### WORK TO COMPLETE
Write out the material exactly, without any of its pictures.

### GIVEN INFORMATION
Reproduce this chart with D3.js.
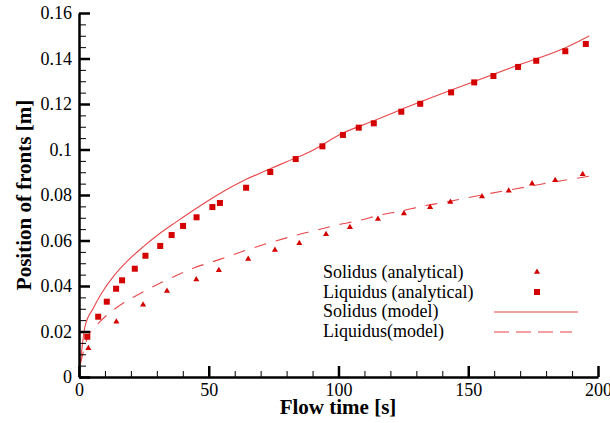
<!DOCTYPE html>
<html><head><meta charset="utf-8">
<script src="https://cdn.jsdelivr.net/npm/d3@7"></script>
<style>body{margin:0;background:#fff}svg{display:block}</style>
</head><body>
<svg id="c" width="610" height="423"></svg>
<script>
// Data
const liqAnaT = [3.2,7.4,10.7,14.3,16.6,21.5,25.6,31.3,35.7,40.1,45.3,51.4,54.3,64.4,73.7,83.5,93.8,101.7,107.8,113.6,124.2,131.5,143.4,152.3,159.7,169.2,176.2,187.4,195.3];
const liqAnaV = [0.0177,0.0265,0.0331,0.0388,0.0425,0.0476,0.0533,0.0576,0.0624,0.0664,0.0702,0.0747,0.0765,0.0832,0.0901,0.0958,0.1014,0.1064,0.1096,0.1115,0.1166,0.1201,0.1251,0.1295,0.1323,0.1363,0.1390,0.1432,0.1464];
const solAnaT = [3.6,14.4,24.7,33.9,45.2,53.9,65.2,75.5,84.9,95.2,104.4,115.2,125.2,135.3,143.1,155.3,165.6,174.6,183.5,194.1];
const solAnaV = [0.0126,0.0243,0.0318,0.0378,0.0429,0.0469,0.0519,0.0558,0.0588,0.0627,0.0658,0.0695,0.0719,0.0746,0.0769,0.0793,0.0819,0.0850,0.0865,0.0891];
const solModT = [0.4,2.3,5.5,8.7,13.2,18.4,24.8,31.2,37.6,46.6,54.3,63.3,71,80,89,101.7,113.6,124,143,169,187,196.6];
const solModV = [0.0045,0.0221,0.0302,0.0368,0.0441,0.0507,0.0573,0.0632,0.0683,0.0752,0.0807,0.0863,0.0902,0.0946,0.0990,0.1072,0.1126,0.1175,0.1259,0.1370,0.1445,0.1499];
const liqModT = [0.6,3,8.1,13.2,24.8,33.8,44,54.3,64.6,74.9,83.9,91,99.3,107.6,116,124.4,132.7,141,149.4,158.4,167.4,176.4,184.1,193.1,199.2];
const liqModV = [0.006,0.0163,0.0243,0.0294,0.0375,0.0426,0.0478,0.0517,0.0558,0.0595,0.0624,0.0644,0.0668,0.0687,0.0712,0.073,0.0752,0.0768,0.0787,0.0807,0.0825,0.0844,0.086,0.0876,0.0888];
const xTicks = [0,50,100,150,200];
const xTickLabels = ["0","50","100","150","200"];
const yTicks = [0,0.02,0.04,0.06,0.08,0.1,0.12,0.14,0.16];
const yTickLabels = ["0","0.02","0.04","0.06","0.08","0.1","0.12","0.14","0.16"];
const legendLabels = ["Solidus (analytical)","Liquidus (analytical)","Solidus (model)","Liquidus(model)"];

const svg = d3.select("#c");
const x = d3.scaleLinear().domain([0,200]).range([79,598]);
const y = d3.scaleLinear().domain([0,0.16]).range([377,13]);
const red = "#d40000", lineC = "#e8474a";
const serif = "Liberation Serif, Times New Roman, serif";

// model lines
const line = d3.line().x(d=>x(d[0])).y(d=>y(d[1])).curve(d3.curveMonotoneX);
svg.append("path").datum(d3.zip(solModT,solModV)).attr("d",line)
  .attr("fill","none").attr("stroke",lineC).attr("stroke-width",1.1);
svg.append("path").datum(d3.zip(liqModT,liqModV)).attr("d",line)
  .attr("fill","none").attr("stroke",lineC).attr("stroke-width",1.1).attr("stroke-dasharray","12,10");

// markers
const sq = 6;
svg.append("g").selectAll("rect").data(d3.zip(liqAnaT,liqAnaV)).join("rect")
  .attr("x",d=>x(d[0])-sq/2).attr("y",d=>y(d[1])-sq/2).attr("width",sq).attr("height",sq).attr("fill",red);
const tri = d3.symbol().type(d3.symbolTriangle).size(16);
svg.append("g").selectAll("path").data(d3.zip(solAnaT,solAnaV)).join("path")
  .attr("transform",d=>`translate(${x(d[0])},${y(d[1])})`).attr("d",tri).attr("fill",red);

// axes
function styleAxis(g){
  g.attr("font-family",serif).attr("font-size",18);
  g.select(".domain").attr("stroke","#000").attr("stroke-width",2.5);
  g.selectAll(".tick line").attr("stroke","#000").attr("stroke-width",2.5);
  g.selectAll("text").style("font-family",serif).style("font-size","18px").attr("fill","#000");}
const xMinor = d3.range(0,201,10).filter(v=>v%50!==0);
const yMinor = d3.range(0,33).map(i=>i*0.005).filter((v,i)=>i%4!==0);
svg.append("g").attr("transform","translate(0,377)")
  .call(d3.axisBottom(x).tickValues(xMinor).tickSize(-6).tickFormat(""))
  .call(g=>{g.select(".domain").remove();g.selectAll(".tick line").attr("stroke","#000").attr("stroke-width",1);});
svg.append("g").attr("transform","translate(79,0)")
  .call(d3.axisLeft(y).tickValues(yMinor).tickSize(-7).tickFormat(""))
  .call(g=>{g.select(".domain").remove();g.selectAll(".tick line").attr("stroke","#000").attr("stroke-width",1);});
svg.append("g").attr("transform","translate(0,377)")
  .call(d3.axisBottom(x).tickValues(xTicks).tickSizeInner(-11).tickSizeOuter(0).tickPadding(6).tickFormat((d,i)=>xTickLabels[i]))
  .call(styleAxis);
svg.append("g").attr("transform","translate(79,0)")
  .call(d3.axisLeft(y).tickValues(yTicks).tickSizeInner(-11).tickSizeOuter(0).tickPadding(7).tickFormat((d,i)=>yTickLabels[i]))
  .call(styleAxis);

// titles
svg.append("text").attr("x",338).attr("y",414).attr("text-anchor","middle")
  .style("font-family",serif).attr("font-weight","bold").attr("font-size",21).text("Flow time [s]");
svg.append("text").attr("transform","translate(31,195) rotate(-90)").attr("text-anchor","middle")
  .style("font-family",serif).attr("font-weight","bold").attr("font-size",21).text("Position of fronts [m]");

// legend
const lg = svg.append("g");
const rowY = [278,297.5,317,336.5];
lg.selectAll("text").data(legendLabels).join("text")
  .attr("x",323).attr("y",(d,i)=>rowY[i]).style("font-family",serif).attr("font-size",18).attr("fill","#000").text(d=>d);
lg.append("path").attr("transform",`translate(537,${rowY[0]-6})`).attr("d",tri).attr("fill",red);
lg.append("rect").attr("x",537-sq/2).attr("y",rowY[1]-5.5-sq/2).attr("width",sq).attr("height",sq).attr("fill",red);
lg.append("line").attr("x1",494).attr("x2",578).attr("y1",rowY[2]-5).attr("y2",rowY[2]-5).attr("stroke",lineC).attr("stroke-width",1.1);
lg.append("line").attr("x1",494).attr("x2",572).attr("y1",rowY[3]-4.5).attr("y2",rowY[3]-4.5).attr("stroke",lineC).attr("stroke-width",1.1).attr("stroke-dasharray","15,7");
</script>
</body></html>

### ANSWER TO THIS EXERCISE
Reproduce this chart with D3.js.
<!DOCTYPE html>
<html><head><meta charset="utf-8">
<script src="https://cdn.jsdelivr.net/npm/d3@7"></script>
<style>body{margin:0;background:#fff}svg{display:block}</style>
</head><body>
<svg id="c" width="610" height="423"></svg>
<script>
// Data
const liqAnaT = [3.2,7.4,10.7,14.3,16.6,21.5,25.6,31.3,35.7,40.1,45.3,51.4,54.3,64.4,73.7,83.5,93.8,101.7,107.8,113.6,124.2,131.5,143.4,152.3,159.7,169.2,176.2,187.4,195.3];
const liqAnaV = [0.0177,0.0265,0.0331,0.0388,0.0425,0.0476,0.0533,0.0576,0.0624,0.0664,0.0702,0.0747,0.0765,0.0832,0.0901,0.0958,0.1014,0.1064,0.1096,0.1115,0.1166,0.1201,0.1251,0.1295,0.1323,0.1363,0.1390,0.1432,0.1464];
const solAnaT = [3.6,14.4,24.7,33.9,45.2,53.9,65.2,75.5,84.9,95.2,104.4,115.2,125.2,135.3,143.1,155.3,165.6,174.6,183.5,194.1];
const solAnaV = [0.0126,0.0243,0.0318,0.0378,0.0429,0.0469,0.0519,0.0558,0.0588,0.0627,0.0658,0.0695,0.0719,0.0746,0.0769,0.0793,0.0819,0.0850,0.0865,0.0891];
const solModT = [0.4,2.3,5.5,8.7,13.2,18.4,24.8,31.2,37.6,46.6,54.3,63.3,71,80,89,101.7,113.6,124,143,169,187,196.6];
const solModV = [0.0045,0.0221,0.0302,0.0368,0.0441,0.0507,0.0573,0.0632,0.0683,0.0752,0.0807,0.0863,0.0902,0.0946,0.0990,0.1072,0.1126,0.1175,0.1259,0.1370,0.1445,0.1499];
const liqModT = [0.6,3,8.1,13.2,24.8,33.8,44,54.3,64.6,74.9,83.9,91,99.3,107.6,116,124.4,132.7,141,149.4,158.4,167.4,176.4,184.1,193.1,199.2];
const liqModV = [0.006,0.0163,0.0243,0.0294,0.0375,0.0426,0.0478,0.0517,0.0558,0.0595,0.0624,0.0644,0.0668,0.0687,0.0712,0.073,0.0752,0.0768,0.0787,0.0807,0.0825,0.0844,0.086,0.0876,0.0888];
const xTicks = [0,50,100,150,200];
const xTickLabels = ["0","50","100","150","200"];
const yTicks = [0,0.02,0.04,0.06,0.08,0.1,0.12,0.14,0.16];
const yTickLabels = ["0","0.02","0.04","0.06","0.08","0.1","0.12","0.14","0.16"];
const legendLabels = ["Solidus (analytical)","Liquidus (analytical)","Solidus (model)","Liquidus(model)"];

const svg = d3.select("#c");
const x = d3.scaleLinear().domain([0,200]).range([79,598]);
const y = d3.scaleLinear().domain([0,0.16]).range([377,13]);
const red = "#d40000", lineC = "#e8474a";
const serif = "Liberation Serif, Times New Roman, serif";

// model lines
const line = d3.line().x(d=>x(d[0])).y(d=>y(d[1])).curve(d3.curveMonotoneX);
svg.append("path").datum(d3.zip(solModT,solModV)).attr("d",line)
  .attr("fill","none").attr("stroke",lineC).attr("stroke-width",1.1);
svg.append("path").datum(d3.zip(liqModT,liqModV)).attr("d",line)
  .attr("fill","none").attr("stroke",lineC).attr("stroke-width",1.1).attr("stroke-dasharray","12,10");

// markers
const sq = 6;
svg.append("g").selectAll("rect").data(d3.zip(liqAnaT,liqAnaV)).join("rect")
  .attr("x",d=>x(d[0])-sq/2).attr("y",d=>y(d[1])-sq/2).attr("width",sq).attr("height",sq).attr("fill",red);
const tri = d3.symbol().type(d3.symbolTriangle).size(16);
svg.append("g").selectAll("path").data(d3.zip(solAnaT,solAnaV)).join("path")
  .attr("transform",d=>`translate(${x(d[0])},${y(d[1])})`).attr("d",tri).attr("fill",red);

// axes
function styleAxis(g){
  g.attr("font-family",serif).attr("font-size",18);
  g.select(".domain").attr("stroke","#000").attr("stroke-width",2.5);
  g.selectAll(".tick line").attr("stroke","#000").attr("stroke-width",2.5);
  g.selectAll("text").style("font-family",serif).style("font-size","18px").attr("fill","#000");}
const xMinor = d3.range(0,201,10).filter(v=>v%50!==0);
const yMinor = d3.range(0,33).map(i=>i*0.005).filter((v,i)=>i%4!==0);
svg.append("g").attr("transform","translate(0,377)")
  .call(d3.axisBottom(x).tickValues(xMinor).tickSize(-6).tickFormat(""))
  .call(g=>{g.select(".domain").remove();g.selectAll(".tick line").attr("stroke","#000").attr("stroke-width",1);});
svg.append("g").attr("transform","translate(79,0)")
  .call(d3.axisLeft(y).tickValues(yMinor).tickSize(-7).tickFormat(""))
  .call(g=>{g.select(".domain").remove();g.selectAll(".tick line").attr("stroke","#000").attr("stroke-width",1);});
svg.append("g").attr("transform","translate(0,377)")
  .call(d3.axisBottom(x).tickValues(xTicks).tickSizeInner(-11).tickSizeOuter(0).tickPadding(6).tickFormat((d,i)=>xTickLabels[i]))
  .call(styleAxis);
svg.append("g").attr("transform","translate(79,0)")
  .call(d3.axisLeft(y).tickValues(yTicks).tickSizeInner(-11).tickSizeOuter(0).tickPadding(7).tickFormat((d,i)=>yTickLabels[i]))
  .call(styleAxis);

// titles
svg.append("text").attr("x",338).attr("y",414).attr("text-anchor","middle")
  .style("font-family",serif).attr("font-weight","bold").attr("font-size",21).text("Flow time [s]");
svg.append("text").attr("transform","translate(31,195) rotate(-90)").attr("text-anchor","middle")
  .style("font-family",serif).attr("font-weight","bold").attr("font-size",21).text("Position of fronts [m]");

// legend
const lg = svg.append("g");
const rowY = [278,297.5,317,336.5];
lg.selectAll("text").data(legendLabels).join("text")
  .attr("x",323).attr("y",(d,i)=>rowY[i]).style("font-family",serif).attr("font-size",18).attr("fill","#000").text(d=>d);
lg.append("path").attr("transform",`translate(537,${rowY[0]-6})`).attr("d",tri).attr("fill",red);
lg.append("rect").attr("x",537-sq/2).attr("y",rowY[1]-5.5-sq/2).attr("width",sq).attr("height",sq).attr("fill",red);
lg.append("line").attr("x1",494).attr("x2",578).attr("y1",rowY[2]-5).attr("y2",rowY[2]-5).attr("stroke",lineC).attr("stroke-width",1.1);
lg.append("line").attr("x1",494).attr("x2",572).attr("y1",rowY[3]-4.5).attr("y2",rowY[3]-4.5).attr("stroke",lineC).attr("stroke-width",1.1).attr("stroke-dasharray","15,7");
</script>
</body></html>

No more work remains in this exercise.